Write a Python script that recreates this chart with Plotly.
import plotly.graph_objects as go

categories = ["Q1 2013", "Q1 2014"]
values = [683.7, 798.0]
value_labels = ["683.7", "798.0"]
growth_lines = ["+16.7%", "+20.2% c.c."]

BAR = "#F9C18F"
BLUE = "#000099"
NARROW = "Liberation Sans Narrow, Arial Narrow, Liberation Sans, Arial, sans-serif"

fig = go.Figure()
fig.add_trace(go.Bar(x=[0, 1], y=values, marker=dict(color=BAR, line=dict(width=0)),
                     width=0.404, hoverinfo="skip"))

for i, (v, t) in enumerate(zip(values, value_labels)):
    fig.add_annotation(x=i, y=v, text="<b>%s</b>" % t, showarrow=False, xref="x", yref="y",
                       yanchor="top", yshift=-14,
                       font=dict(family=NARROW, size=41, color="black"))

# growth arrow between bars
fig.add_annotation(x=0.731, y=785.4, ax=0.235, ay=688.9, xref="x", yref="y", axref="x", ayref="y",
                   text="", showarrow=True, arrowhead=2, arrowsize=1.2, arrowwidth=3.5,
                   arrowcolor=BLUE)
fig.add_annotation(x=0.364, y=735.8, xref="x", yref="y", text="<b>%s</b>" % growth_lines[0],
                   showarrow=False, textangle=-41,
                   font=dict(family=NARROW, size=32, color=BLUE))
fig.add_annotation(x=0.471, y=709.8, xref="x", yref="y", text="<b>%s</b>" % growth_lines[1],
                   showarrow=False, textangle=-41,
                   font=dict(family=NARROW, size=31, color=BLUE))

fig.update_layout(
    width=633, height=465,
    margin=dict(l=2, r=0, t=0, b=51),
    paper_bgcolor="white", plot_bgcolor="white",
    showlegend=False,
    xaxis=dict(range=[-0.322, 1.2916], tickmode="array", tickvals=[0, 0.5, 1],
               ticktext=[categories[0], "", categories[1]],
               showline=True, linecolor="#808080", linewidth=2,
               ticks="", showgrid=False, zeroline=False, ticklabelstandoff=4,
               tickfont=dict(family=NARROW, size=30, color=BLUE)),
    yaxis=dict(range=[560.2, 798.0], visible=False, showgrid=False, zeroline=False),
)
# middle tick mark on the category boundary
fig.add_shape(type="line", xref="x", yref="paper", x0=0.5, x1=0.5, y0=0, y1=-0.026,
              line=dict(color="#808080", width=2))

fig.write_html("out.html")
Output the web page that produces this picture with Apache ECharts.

**Brief**.
Work out how many lines of the material above contain the word "with", then give only that figure.

**Response to this exercise**.
2